** START **

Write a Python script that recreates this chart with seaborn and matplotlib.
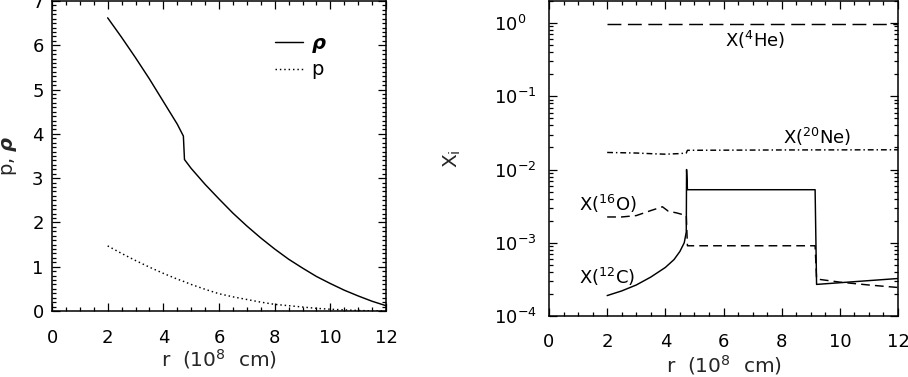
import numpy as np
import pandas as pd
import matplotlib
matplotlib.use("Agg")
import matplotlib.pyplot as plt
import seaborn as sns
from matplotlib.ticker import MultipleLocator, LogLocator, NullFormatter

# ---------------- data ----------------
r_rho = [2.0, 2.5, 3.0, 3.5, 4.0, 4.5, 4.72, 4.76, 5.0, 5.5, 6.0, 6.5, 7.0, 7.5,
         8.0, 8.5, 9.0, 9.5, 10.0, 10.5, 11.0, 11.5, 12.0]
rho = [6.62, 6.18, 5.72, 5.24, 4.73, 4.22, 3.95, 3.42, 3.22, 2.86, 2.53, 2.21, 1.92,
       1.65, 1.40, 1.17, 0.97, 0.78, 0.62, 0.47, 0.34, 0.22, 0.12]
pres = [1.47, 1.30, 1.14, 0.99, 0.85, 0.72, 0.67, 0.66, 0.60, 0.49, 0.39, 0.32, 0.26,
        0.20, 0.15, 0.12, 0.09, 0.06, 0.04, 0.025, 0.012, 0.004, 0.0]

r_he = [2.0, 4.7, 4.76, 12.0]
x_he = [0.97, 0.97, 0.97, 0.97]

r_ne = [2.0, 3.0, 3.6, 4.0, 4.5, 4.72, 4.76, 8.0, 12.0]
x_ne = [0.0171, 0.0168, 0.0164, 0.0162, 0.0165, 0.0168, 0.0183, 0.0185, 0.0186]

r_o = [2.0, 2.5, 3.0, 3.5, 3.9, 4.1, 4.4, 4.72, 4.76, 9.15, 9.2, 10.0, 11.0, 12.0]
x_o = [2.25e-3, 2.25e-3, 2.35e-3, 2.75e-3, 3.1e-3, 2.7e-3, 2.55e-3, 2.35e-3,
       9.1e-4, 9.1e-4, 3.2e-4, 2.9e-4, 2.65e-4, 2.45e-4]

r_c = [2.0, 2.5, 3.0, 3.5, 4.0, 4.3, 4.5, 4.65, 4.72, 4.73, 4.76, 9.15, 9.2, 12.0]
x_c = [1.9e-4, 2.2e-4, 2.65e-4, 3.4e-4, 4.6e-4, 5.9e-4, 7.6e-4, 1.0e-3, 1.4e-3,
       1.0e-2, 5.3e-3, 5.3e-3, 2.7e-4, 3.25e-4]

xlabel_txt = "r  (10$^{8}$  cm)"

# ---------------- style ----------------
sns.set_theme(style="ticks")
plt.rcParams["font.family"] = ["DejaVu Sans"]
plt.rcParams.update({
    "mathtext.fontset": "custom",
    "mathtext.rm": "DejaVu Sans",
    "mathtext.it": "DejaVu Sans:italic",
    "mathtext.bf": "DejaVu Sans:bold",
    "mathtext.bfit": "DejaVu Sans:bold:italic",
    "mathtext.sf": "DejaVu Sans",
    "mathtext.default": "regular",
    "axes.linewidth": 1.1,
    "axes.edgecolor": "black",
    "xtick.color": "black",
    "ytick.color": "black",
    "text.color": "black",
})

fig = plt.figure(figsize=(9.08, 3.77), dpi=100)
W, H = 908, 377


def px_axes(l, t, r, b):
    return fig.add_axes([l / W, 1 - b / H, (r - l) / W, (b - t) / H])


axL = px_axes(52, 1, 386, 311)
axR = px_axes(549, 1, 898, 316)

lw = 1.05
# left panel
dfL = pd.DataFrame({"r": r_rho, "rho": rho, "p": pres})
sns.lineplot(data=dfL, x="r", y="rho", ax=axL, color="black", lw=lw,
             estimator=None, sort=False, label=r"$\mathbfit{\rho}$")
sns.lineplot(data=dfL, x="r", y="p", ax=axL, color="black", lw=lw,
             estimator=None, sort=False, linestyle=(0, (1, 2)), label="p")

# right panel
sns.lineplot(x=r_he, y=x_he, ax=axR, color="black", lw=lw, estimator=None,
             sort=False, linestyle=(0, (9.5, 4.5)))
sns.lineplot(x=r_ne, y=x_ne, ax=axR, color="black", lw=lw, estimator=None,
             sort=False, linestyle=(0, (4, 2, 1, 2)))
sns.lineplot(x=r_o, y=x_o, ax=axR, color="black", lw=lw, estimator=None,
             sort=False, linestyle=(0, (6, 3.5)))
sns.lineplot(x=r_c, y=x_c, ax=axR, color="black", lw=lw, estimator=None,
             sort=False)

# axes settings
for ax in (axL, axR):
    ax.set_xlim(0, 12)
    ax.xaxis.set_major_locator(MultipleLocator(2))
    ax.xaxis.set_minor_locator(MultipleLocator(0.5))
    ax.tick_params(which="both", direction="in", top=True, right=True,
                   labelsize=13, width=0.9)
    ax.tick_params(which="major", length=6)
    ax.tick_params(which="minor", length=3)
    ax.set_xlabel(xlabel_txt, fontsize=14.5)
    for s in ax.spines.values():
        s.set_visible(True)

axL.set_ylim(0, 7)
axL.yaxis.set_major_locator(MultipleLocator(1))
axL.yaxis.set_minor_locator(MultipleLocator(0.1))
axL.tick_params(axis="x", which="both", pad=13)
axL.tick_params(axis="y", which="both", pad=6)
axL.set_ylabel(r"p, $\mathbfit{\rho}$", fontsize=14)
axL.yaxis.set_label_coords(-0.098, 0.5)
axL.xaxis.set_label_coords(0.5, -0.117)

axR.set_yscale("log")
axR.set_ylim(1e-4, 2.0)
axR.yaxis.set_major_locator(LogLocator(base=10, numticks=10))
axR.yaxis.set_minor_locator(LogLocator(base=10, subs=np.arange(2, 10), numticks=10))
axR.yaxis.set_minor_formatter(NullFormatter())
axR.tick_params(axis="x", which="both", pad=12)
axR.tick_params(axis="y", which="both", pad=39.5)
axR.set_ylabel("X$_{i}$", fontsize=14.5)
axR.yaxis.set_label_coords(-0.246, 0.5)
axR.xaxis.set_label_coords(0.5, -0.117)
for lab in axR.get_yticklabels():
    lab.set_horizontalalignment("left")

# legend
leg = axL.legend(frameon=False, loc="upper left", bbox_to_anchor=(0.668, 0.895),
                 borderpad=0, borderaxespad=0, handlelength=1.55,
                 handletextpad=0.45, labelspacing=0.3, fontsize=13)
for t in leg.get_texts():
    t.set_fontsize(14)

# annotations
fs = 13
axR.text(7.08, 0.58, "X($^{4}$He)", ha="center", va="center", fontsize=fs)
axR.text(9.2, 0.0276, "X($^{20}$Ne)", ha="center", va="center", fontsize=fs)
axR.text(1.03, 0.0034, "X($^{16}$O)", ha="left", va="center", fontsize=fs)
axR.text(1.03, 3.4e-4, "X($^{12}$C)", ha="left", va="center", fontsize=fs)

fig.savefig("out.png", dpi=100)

** END **
** START **

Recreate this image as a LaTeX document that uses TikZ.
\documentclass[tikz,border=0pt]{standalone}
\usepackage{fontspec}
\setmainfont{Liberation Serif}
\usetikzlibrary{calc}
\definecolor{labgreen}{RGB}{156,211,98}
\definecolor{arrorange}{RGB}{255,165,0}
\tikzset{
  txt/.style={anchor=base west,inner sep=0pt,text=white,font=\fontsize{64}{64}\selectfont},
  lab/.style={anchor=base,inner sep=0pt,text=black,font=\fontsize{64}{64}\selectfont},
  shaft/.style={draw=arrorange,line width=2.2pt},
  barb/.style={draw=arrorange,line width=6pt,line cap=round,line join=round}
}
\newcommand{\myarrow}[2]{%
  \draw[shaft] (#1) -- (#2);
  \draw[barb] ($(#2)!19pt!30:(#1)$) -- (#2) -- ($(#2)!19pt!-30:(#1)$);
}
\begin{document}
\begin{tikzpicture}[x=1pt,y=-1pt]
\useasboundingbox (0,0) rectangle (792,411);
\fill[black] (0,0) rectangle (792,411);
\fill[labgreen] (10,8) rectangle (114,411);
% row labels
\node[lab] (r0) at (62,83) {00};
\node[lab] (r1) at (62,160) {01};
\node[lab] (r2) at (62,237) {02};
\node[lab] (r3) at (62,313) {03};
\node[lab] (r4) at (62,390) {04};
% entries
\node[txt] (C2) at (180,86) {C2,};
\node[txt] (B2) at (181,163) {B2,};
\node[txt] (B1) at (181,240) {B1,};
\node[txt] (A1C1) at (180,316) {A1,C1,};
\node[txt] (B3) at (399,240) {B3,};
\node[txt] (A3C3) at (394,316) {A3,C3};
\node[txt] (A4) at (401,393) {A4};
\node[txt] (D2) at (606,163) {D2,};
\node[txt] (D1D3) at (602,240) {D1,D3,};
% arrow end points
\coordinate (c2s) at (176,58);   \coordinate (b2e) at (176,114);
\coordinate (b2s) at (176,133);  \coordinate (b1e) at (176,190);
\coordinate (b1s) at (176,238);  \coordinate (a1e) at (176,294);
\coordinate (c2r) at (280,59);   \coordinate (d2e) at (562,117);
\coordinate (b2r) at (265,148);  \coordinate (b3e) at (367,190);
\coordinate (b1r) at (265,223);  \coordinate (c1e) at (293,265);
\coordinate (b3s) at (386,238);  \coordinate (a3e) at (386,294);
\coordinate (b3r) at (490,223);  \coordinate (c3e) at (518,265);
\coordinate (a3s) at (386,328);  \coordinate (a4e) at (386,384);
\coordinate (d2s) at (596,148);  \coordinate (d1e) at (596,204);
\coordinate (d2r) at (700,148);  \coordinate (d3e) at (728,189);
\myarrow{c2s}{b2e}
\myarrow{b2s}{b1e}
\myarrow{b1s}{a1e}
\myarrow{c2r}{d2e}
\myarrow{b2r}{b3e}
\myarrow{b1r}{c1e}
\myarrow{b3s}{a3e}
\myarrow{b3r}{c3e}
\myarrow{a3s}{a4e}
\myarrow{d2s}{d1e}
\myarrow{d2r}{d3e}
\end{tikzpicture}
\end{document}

** END **

#### Directions for this task
Restate word for word the lines that begin at the one with "Write a Python" and end at the one with "x_he = [0.97, 0.97, 0.97, 0.97]", including both, and leave every picture aside.

#### Exercise response
Write a Python script that recreates this chart with seaborn and matplotlib.
import numpy as np
import pandas as pd
import matplotlib
matplotlib.use("Agg")
import matplotlib.pyplot as plt
import seaborn as sns
from matplotlib.ticker import MultipleLocator, LogLocator, NullFormatter

# ---------------- data ----------------
r_rho = [2.0, 2.5, 3.0, 3.5, 4.0, 4.5, 4.72, 4.76, 5.0, 5.5, 6.0, 6.5, 7.0, 7.5,
         8.0, 8.5, 9.0, 9.5, 10.0, 10.5, 11.0, 11.5, 12.0]
rho = [6.62, 6.18, 5.72, 5.24, 4.73, 4.22, 3.95, 3.42, 3.22, 2.86, 2.53, 2.21, 1.92,
       1.65, 1.40, 1.17, 0.97, 0.78, 0.62, 0.47, 0.34, 0.22, 0.12]
pres = [1.47, 1.30, 1.14, 0.99, 0.85, 0.72, 0.67, 0.66, 0.60, 0.49, 0.39, 0.32, 0.26,
        0.20, 0.15, 0.12, 0.09, 0.06, 0.04, 0.025, 0.012, 0.004, 0.0]

r_he = [2.0, 4.7, 4.76, 12.0]
x_he = [0.97, 0.97, 0.97, 0.97]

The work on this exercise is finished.